Ce ne sont que quelques idées sur la façon de faire pour amener la théologie de nouveau dans la vie et les préoccupations de notre peuple et pour la restauration d’un degré d’alphabétisation théologique parmi les laïcs… C’est ce dont est constituée l’Église orthodoxe. Car, si Dieu devenu homme, mort pour nos péchés, puis ressuscité d’entre les  morts pour nous accorder tous la vie éternelle n’est pas de la théologie, alors je ne sais pas ce que c’est que la théologie ! La théologie doit donc être la préoccupation non seulement de quelques-uns, mais de tous les chrétiens orthodoxes. Bien que nous devions bien entendu adapter nos méthodes d’enseignement en fonction des différents groupes d’âge et des origines culturelles de notre peuple, l’enseignement orthodoxe que nous leur donnons doit être le même.
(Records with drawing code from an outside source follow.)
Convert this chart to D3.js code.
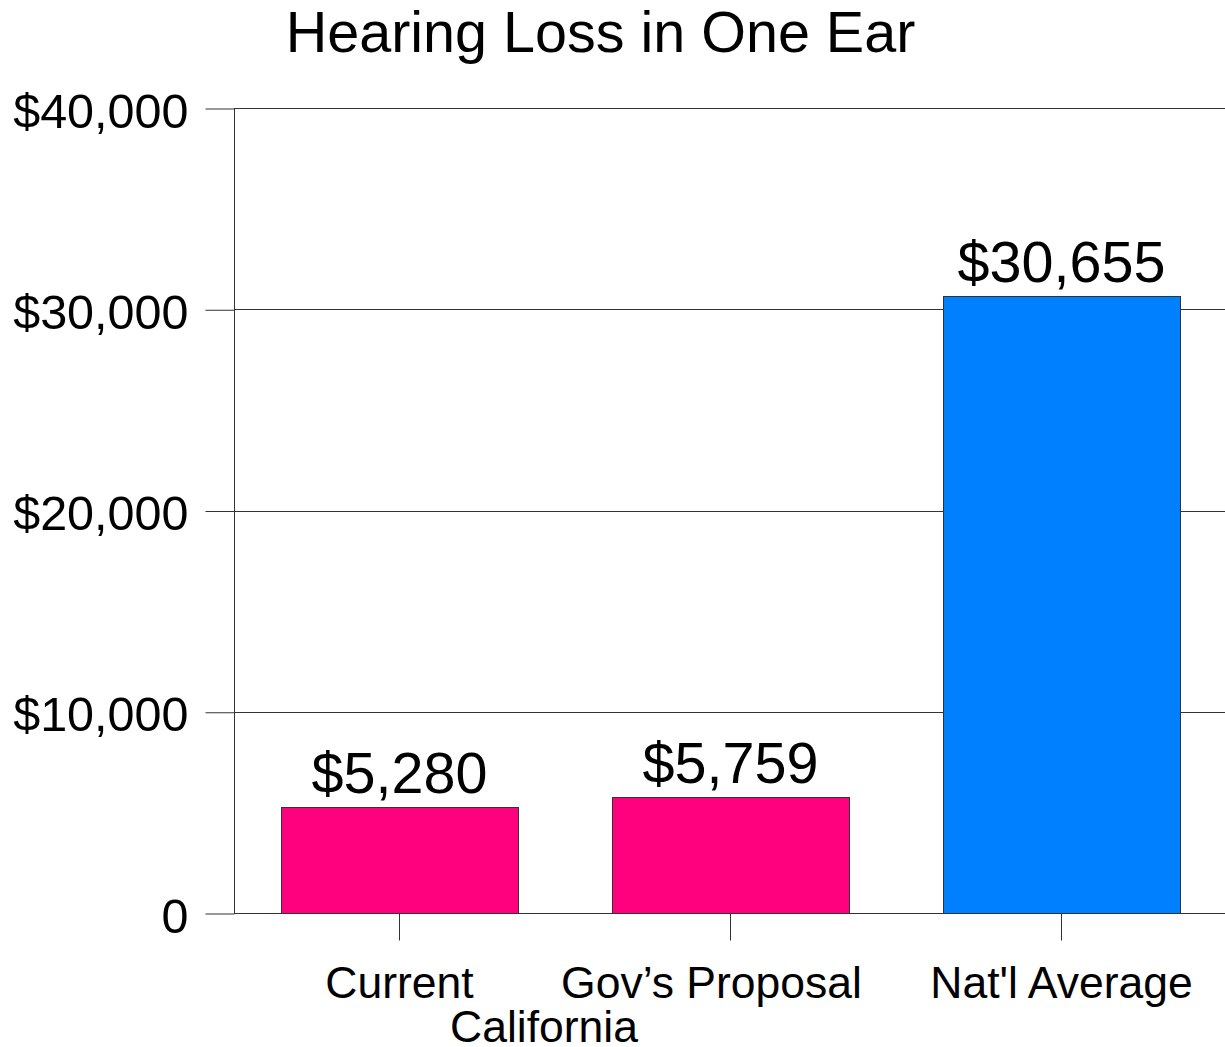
<!DOCTYPE html>
<html>
<head>
<meta charset="utf-8">
<script src="https://cdn.jsdelivr.net/npm/d3@7"></script>
<style>
  body { margin: 0; background: #fff; }
  text { font-family: "Liberation Sans", Arial, sans-serif; fill: #000; }
</style>
</head>
<body>
<div class="chart"></div>
<script>
// chart data
var categories = ["Current", "Gov\u2019s Proposal", "Nat'l Average"];
var values = [5280, 5759, 30655];
var valueLabels = ["$5,280", "$5,759", "$30,655"];
var barColors = ["#FF007F", "#FF007F", "#0080FF"];
var yTicks = [0, 10000, 20000, 30000, 40000];
var yTickLabels = ["0", "$10,000", "$20,000", "$30,000", "$40,000"];
var subLabel = "California";

var width = 1225;
var height = 1047;
var plotLeft = 234, plotRight = 1227, plotTop = 108, plotBottom = 913;

var x = d3.scaleBand().domain(categories).range([plotLeft, plotRight])
    .paddingInner(0.284).paddingOuter(0.142);
var y = d3.scaleLinear().domain([0, 40000]).range([plotBottom, plotTop]);

function build_svg(c) {
    return c.append("svg").attr("width", width).attr("height", height);
}

function build_grid(s) {
    s.append("g").selectAll("line")
        .data(yTicks)
        .enter().append("line")
        .attr("x1", plotLeft).attr("x2", 1225)
        .attr("y1", function(d) { return Math.round(y(d)) + 0.5; })
        .attr("y2", function(d) { return Math.round(y(d)) + 0.5; })
        .attr("stroke", "#333").attr("stroke-width", 1);
}

function build_y_axis(s) {
    var yAxis = d3.axisLeft(y).tickValues(yTicks).tickSize(29).tickPadding(17)
        .tickFormat(function(d, i) { return yTickLabels[i]; });
    var g = s.append("g").attr("transform", "translate(" + (plotLeft + 0.5) + ",0.5)").call(yAxis);
    g.select(".domain").remove();
    g.selectAll(".tick line").attr("stroke", "#333");
    g.selectAll(".tick text")
        .attr("font-size", 48.5)
        .attr("font-family", "Liberation Sans, Arial, sans-serif")
        .attr("fill", "#000")
        .attr("dy", 18.5);
    s.append("line")
        .attr("x1", plotLeft + 0.5).attr("x2", plotLeft + 0.5)
        .attr("y1", plotTop).attr("y2", plotBottom + 1)
        .attr("stroke", "#333");
}

function build_x_axis(s) {
    var xAxis = d3.axisBottom(x).tickSize(27).tickFormat("");
    var g = s.append("g").attr("transform", "translate(0," + (plotBottom + 0.5) + ")").call(xAxis);
    g.select(".domain").remove();
    g.selectAll(".tick line").attr("stroke", "#333");

    var shift = [0, -19, 0];
    s.append("g").selectAll("text")
        .data(categories)
        .enter().append("text")
        .attr("x", function(d, i) { return x(d) + x.bandwidth() / 2 + shift[i]; })
        .attr("y", 998)
        .attr("text-anchor", "middle")
        .attr("font-size", 44.5)
        .text(function(d) { return d; });

    s.append("text")
        .attr("x", (x(categories[0]) + x(categories[1]) + x.bandwidth()) / 2 - 21)
        .attr("y", 1042)
        .attr("text-anchor", "middle")
        .attr("font-size", 44.5)
        .text(subLabel);
}

function build_bars(s) {
    s.selectAll(".bar")
        .data(values)
        .enter().append("rect")
        .attr("class", "bar")
        .attr("x", function(d, i) { return Math.round(x(categories[i])) + 0.5; })
        .attr("y", function(d) { return Math.round(y(d)) + 0.5; })
        .attr("width", Math.round(x.bandwidth()))
        .attr("height", function(d) { return Math.round(plotBottom - y(d)); })
        .attr("fill", function(d, i) { return barColors[i]; })
        .attr("stroke", "#333").attr("stroke-width", 1);

    s.selectAll(".val")
        .data(values)
        .enter().append("text")
        .attr("class", "val")
        .attr("x", function(d, i) { return x(categories[i]) + x.bandwidth() / 2; })
        .attr("y", function(d) { return y(d) - 14; })
        .attr("text-anchor", "middle")
        .attr("font-size", 57.5)
        .text(function(d, i) { return valueLabels[i]; });
}

function main() {
    var svg = build_svg(d3.select(".chart"));
    svg.append("text")
        .attr("x", 600.5).attr("y", 52)
        .attr("text-anchor", "middle")
        .attr("font-size", 57.5)
        .text("Hearing Loss in One Ear");
    build_grid(svg);
    build_bars(svg);
    build_y_axis(svg);
    build_x_axis(svg);
}

main();
</script>
</body>
</html>
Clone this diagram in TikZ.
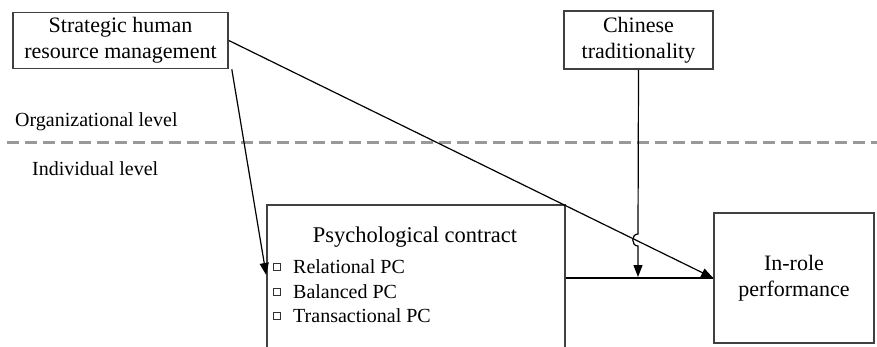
\documentclass[tikz,border=0pt]{standalone}
\usepackage{fontspec}
\setmainfont{Liberation Serif}
\usetikzlibrary{arrows.meta,calc}
\begin{document}
\begin{tikzpicture}[x=1pt,y=-1pt,
  box/.style={draw=black!75,line width=1.6pt,inner sep=0pt,align=center,font=\fontsize{22}{26}\selectfont},
  conn/.style={line width=1.2pt,black},
  arr/.style={conn,-{Triangle[length=12pt,width=9pt]}},
  lvl/.style={anchor=west,inner sep=0pt,font=\fontsize{20}{24}\selectfont},
  item/.style={anchor=west,inner sep=0pt,font=\fontsize{20}{24}\selectfont},
  chk/.style={draw=black!80,line width=0.8pt,minimum size=7pt,inner sep=0pt}]
\useasboundingbox (0,0) rectangle (877,347);
\clip (0,0) rectangle (877,347);
\fill[white] (0,0) rectangle (877,347);
% boxes
\node[box,minimum width=215pt,minimum height=56pt] (shrm) at (120.5,40.5) {Strategic human\\resource management};
\node[box,minimum width=149pt,minimum height=58pt] (chin) at (638.5,40) {Chinese\\traditionality};
\node[box,minimum width=160pt,minimum height=130pt] (perf) at (794,278) {In-role\\performance};
\node[draw=black!75,line width=1.6pt,minimum width=298pt,minimum height=160pt,inner sep=0pt] (pc) at (416,285) {};
\node[inner sep=0pt,font=\fontsize{22.5}{26}\selectfont] (pct) at (415,237) {Psychological contract};
\node[chk] (c1) at (276.5,267) {};
\node[chk] (c2) at (276.5,292) {};
\node[chk] (c3) at (276.5,316) {};
\node[item] (i1) at (293,267) {Relational PC};
\node[item] (i2) at (293,292) {Balanced PC};
\node[item] (i3) at (293,316) {Transactional PC};
% levels
\node[lvl] (org) at (15,122) {Organizational level};
\node[lvl] (ind) at (32,169) {Individual level};
\coordinate (dl) at (7,143);
\coordinate (dr) at (877,143);
\draw[gray!80,line width=3pt,dash pattern=on 12pt off 6pt] (dl) -- (dr);
% connectors
\coordinate (pcR) at (pc.east |- perf.west);
\coordinate (shrmB) at ($(shrm.south east)+(3,0)$);
\coordinate (pcL) at (pc.west |- 0,275);
\draw[arr] (shrmB) -- (pcL);
\draw[arr] (shrm.east) -- (perf.west);
\draw[conn] (pcR) -- (perf.west);
\coordinate (hopA) at (638,234);
\coordinate (hopB) at (638,246);
\coordinate (mod) at (638,277);
\draw[arr] (chin.south) -- (hopA) .. controls (631,234) and (631,246) .. (hopB) -- (mod);
\end{tikzpicture}
\end{document}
La théologie est pertinente précisément parce qu’elle concerne les vérités éternelles de Dieu et de l’homme, sur l’Église et le salut du monde – des choses qui devraient sûrement concerner tous les chrétiens orthodoxes. Si cela ne les intéresse pas, alors nous devons essayer de trouver des moyens pour les introduire dans la théologie, et non pas l’écarter. Ce n’est que lorsque nous commençons à comprendre et à enseigner que la théologie est pertinente pour tous alors nous pourrons commencer à bien former nos gens dans la foi orthodoxe.